• INSTRUCTIONS FOR THE TASK: Below are the records; copy each line in them that holds the word "diagram".

• SUPPLIED DATA:
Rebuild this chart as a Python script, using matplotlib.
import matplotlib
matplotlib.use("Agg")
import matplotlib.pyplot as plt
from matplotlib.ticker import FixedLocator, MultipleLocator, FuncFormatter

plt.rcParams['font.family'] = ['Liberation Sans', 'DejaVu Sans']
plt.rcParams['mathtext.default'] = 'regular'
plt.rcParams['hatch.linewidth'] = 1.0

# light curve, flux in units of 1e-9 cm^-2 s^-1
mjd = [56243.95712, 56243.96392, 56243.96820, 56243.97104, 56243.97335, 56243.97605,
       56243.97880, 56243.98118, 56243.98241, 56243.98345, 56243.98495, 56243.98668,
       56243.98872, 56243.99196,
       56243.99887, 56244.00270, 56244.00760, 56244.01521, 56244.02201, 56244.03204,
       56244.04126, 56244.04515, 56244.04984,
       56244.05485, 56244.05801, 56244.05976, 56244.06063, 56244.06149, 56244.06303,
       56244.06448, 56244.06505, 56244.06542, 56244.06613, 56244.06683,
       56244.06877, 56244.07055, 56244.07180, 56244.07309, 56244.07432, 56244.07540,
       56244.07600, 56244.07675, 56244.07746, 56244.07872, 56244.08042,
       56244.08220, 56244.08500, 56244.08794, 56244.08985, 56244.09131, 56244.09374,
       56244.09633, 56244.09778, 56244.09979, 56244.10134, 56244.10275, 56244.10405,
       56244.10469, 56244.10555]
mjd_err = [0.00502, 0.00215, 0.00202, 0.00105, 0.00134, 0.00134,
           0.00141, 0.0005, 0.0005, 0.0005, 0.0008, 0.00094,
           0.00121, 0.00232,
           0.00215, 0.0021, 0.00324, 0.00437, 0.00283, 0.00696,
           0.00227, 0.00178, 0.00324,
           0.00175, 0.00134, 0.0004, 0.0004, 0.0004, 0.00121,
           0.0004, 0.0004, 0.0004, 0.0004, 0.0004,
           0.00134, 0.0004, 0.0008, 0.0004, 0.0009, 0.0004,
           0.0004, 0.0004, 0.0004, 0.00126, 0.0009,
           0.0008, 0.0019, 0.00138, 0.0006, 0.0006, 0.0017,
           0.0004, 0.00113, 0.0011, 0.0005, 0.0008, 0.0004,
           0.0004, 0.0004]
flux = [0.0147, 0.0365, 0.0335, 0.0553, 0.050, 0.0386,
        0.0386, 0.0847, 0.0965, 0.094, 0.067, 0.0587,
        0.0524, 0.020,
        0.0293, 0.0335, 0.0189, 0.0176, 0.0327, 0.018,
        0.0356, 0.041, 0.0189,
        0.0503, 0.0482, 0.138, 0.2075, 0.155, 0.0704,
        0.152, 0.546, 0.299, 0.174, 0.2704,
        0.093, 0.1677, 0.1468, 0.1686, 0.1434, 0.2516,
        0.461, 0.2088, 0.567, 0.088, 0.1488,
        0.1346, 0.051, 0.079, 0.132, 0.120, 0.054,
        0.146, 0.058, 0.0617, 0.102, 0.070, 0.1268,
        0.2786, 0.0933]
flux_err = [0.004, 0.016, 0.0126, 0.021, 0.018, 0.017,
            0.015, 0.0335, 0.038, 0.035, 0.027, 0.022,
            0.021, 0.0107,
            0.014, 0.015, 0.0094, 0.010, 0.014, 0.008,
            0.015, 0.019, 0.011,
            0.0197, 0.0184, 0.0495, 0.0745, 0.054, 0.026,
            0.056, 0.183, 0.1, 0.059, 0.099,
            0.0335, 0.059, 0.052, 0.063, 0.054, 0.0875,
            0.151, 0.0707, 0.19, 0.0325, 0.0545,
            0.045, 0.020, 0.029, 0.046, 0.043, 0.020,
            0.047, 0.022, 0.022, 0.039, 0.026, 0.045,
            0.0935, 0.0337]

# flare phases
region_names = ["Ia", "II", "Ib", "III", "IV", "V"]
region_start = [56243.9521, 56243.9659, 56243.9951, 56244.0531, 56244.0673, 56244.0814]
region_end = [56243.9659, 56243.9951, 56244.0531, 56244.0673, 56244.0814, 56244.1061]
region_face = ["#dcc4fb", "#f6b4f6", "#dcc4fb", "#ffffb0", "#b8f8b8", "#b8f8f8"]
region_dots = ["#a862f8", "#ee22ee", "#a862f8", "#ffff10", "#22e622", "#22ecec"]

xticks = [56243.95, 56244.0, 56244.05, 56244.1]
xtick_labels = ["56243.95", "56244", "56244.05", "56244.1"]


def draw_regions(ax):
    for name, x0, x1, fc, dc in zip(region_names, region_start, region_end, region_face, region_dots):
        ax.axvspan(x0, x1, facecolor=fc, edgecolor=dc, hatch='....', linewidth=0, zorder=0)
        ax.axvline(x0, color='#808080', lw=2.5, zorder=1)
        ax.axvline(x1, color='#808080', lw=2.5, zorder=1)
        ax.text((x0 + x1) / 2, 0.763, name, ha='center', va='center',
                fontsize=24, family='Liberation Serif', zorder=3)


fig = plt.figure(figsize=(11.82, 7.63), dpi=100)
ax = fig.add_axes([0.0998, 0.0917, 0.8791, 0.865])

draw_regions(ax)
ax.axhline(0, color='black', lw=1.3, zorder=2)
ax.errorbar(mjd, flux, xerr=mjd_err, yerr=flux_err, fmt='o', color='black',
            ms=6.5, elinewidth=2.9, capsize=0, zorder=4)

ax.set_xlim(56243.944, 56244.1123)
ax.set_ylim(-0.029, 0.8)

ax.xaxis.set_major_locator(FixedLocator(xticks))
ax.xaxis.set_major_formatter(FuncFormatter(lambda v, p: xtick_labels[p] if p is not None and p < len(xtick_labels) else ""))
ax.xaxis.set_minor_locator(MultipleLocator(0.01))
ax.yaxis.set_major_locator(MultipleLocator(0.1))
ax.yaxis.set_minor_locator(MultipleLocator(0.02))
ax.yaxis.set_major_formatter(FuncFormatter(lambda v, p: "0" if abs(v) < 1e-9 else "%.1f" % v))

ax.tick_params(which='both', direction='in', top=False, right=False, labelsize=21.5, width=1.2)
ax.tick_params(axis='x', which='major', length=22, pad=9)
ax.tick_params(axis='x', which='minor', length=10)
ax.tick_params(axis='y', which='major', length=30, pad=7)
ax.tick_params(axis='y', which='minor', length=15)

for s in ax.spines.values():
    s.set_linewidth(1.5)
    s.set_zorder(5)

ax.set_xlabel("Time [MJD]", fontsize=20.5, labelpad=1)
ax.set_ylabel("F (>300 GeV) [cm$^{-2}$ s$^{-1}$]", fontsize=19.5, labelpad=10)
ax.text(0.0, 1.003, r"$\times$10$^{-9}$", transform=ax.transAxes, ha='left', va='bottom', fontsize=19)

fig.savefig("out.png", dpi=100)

--

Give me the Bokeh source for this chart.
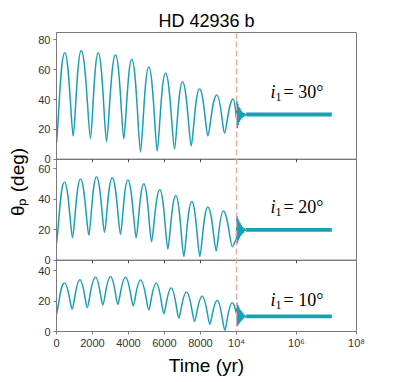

---

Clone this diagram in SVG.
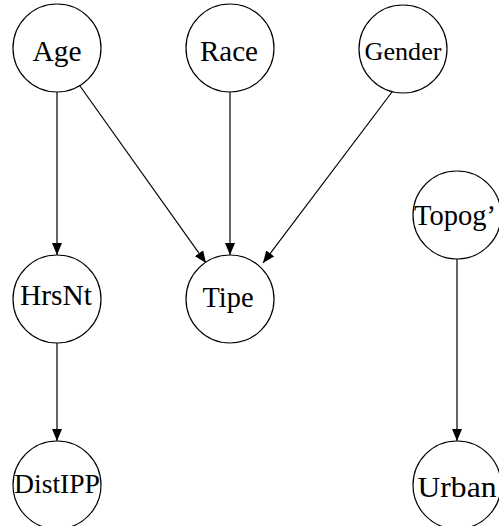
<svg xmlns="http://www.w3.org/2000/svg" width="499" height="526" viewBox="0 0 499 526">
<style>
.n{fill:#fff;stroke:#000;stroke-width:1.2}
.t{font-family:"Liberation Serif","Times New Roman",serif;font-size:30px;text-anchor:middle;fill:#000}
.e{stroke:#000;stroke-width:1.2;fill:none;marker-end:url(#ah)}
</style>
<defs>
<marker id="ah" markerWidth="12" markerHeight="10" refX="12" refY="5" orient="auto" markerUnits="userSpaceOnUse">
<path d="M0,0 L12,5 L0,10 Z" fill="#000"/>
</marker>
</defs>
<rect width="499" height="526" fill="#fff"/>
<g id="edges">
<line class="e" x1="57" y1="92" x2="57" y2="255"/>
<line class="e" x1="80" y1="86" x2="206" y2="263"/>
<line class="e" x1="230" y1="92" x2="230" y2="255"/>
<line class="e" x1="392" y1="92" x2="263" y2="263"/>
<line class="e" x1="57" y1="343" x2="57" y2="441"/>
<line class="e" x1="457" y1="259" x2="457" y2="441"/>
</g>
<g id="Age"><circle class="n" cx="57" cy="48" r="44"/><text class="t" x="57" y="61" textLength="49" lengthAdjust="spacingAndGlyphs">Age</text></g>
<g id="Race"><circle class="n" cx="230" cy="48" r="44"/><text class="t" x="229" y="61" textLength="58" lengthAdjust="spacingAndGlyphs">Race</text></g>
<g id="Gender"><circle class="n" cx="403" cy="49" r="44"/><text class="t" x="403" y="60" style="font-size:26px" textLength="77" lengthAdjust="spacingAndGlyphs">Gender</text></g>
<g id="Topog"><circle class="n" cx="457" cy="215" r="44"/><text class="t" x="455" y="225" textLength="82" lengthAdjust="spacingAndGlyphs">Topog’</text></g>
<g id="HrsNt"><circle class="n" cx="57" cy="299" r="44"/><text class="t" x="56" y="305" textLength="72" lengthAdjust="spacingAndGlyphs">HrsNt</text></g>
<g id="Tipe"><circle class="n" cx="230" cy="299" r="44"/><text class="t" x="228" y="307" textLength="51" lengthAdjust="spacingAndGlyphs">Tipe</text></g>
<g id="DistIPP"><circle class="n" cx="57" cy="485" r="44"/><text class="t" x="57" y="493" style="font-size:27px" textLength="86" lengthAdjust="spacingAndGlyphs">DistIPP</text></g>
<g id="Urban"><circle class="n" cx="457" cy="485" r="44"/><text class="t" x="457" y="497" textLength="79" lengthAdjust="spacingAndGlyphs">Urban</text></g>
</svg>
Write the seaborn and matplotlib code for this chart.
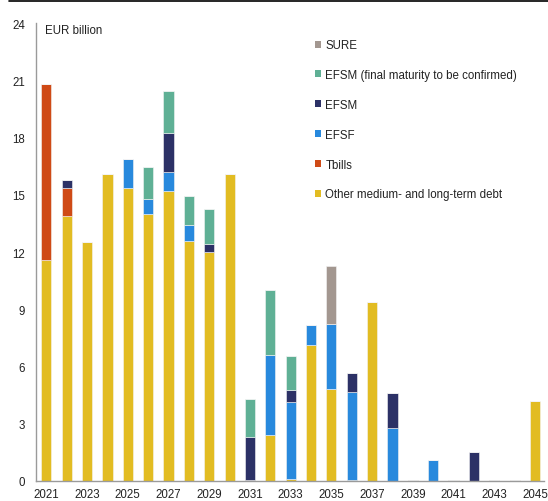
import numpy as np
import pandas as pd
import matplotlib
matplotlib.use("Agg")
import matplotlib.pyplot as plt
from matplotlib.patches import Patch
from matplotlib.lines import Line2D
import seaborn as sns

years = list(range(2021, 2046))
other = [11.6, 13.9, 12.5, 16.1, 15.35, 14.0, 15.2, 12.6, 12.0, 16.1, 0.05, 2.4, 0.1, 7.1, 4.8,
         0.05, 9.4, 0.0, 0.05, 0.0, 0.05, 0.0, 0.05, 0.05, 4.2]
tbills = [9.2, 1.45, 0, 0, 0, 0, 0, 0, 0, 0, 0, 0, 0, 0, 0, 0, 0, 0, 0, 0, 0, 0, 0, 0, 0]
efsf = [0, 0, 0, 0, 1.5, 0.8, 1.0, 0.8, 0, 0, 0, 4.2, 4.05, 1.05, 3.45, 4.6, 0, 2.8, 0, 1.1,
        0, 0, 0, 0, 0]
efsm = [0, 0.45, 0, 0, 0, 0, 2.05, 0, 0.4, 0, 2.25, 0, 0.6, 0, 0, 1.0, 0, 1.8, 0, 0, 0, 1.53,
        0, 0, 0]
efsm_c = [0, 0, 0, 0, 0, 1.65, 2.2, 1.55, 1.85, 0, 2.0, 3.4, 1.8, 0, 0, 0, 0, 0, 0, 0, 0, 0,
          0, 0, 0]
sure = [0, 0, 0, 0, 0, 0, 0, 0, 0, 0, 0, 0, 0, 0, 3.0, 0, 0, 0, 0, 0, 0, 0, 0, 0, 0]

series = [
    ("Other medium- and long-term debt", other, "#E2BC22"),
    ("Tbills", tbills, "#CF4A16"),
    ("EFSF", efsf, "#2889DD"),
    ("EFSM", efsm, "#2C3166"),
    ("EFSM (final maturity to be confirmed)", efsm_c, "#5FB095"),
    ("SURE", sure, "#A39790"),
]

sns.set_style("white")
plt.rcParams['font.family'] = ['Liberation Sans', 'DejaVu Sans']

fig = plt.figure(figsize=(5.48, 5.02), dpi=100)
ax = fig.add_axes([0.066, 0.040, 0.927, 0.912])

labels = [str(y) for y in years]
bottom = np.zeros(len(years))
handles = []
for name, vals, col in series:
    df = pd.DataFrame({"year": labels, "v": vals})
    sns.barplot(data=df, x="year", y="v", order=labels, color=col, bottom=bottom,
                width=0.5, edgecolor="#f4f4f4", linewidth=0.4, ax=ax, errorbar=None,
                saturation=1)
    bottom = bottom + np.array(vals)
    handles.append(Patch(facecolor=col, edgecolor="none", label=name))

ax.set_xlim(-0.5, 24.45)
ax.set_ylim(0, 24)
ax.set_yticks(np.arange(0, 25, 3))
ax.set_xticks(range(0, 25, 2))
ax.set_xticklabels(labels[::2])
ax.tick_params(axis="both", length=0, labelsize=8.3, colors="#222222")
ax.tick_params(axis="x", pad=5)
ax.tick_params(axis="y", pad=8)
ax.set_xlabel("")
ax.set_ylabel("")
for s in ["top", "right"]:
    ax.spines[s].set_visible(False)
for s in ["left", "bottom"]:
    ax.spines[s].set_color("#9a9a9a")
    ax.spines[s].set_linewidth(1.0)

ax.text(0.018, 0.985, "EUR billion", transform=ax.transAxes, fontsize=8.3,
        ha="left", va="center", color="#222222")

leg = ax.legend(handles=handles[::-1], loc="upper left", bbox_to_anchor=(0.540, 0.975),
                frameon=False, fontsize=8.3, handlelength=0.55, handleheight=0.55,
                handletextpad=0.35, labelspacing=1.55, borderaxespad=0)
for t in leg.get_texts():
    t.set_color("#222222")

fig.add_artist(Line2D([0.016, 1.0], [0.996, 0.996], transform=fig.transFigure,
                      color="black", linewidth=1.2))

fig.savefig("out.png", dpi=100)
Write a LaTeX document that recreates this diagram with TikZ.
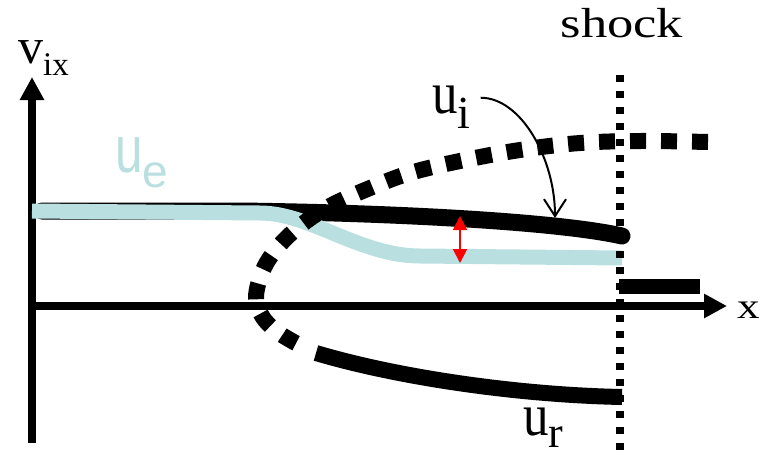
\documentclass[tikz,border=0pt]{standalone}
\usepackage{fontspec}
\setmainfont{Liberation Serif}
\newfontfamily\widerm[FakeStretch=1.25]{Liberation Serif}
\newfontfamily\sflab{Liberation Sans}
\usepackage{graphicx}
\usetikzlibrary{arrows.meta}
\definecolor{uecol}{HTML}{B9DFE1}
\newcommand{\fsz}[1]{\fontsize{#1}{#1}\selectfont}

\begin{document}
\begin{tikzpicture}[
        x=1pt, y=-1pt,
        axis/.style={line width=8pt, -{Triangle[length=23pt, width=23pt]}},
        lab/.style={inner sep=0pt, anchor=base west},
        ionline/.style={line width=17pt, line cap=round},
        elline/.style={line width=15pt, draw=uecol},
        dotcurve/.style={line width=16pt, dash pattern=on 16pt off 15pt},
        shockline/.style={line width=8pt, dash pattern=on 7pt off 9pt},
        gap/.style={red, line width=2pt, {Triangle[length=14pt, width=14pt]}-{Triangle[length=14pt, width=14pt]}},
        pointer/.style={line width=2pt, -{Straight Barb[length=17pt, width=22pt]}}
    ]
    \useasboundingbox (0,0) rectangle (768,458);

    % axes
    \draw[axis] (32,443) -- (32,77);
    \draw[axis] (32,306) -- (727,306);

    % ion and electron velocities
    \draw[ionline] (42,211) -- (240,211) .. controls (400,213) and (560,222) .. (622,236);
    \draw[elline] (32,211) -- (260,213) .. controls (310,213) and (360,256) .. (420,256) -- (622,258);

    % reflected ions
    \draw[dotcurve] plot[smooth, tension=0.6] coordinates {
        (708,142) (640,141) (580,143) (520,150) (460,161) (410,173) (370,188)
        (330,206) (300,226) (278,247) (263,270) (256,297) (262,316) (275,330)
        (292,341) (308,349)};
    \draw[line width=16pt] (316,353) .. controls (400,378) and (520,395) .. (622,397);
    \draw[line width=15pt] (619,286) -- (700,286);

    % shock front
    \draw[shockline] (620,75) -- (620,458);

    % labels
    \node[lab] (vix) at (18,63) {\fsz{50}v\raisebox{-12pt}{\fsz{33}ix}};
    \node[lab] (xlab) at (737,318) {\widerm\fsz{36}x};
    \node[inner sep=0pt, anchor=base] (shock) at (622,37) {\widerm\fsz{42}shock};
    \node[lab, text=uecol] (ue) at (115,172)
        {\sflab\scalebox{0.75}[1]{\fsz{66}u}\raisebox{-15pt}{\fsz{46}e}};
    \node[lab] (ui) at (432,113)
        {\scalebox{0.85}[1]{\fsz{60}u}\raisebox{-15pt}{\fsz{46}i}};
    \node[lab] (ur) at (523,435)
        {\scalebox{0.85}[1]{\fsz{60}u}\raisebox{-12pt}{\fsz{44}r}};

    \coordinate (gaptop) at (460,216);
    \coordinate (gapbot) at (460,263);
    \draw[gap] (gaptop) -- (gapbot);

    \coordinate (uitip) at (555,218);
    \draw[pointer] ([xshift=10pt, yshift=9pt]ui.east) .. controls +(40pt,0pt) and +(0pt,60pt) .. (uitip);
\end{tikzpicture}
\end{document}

• THE REPLY:
Clone this diagram in SVG.
Write a LaTeX document that recreates this diagram with TikZ.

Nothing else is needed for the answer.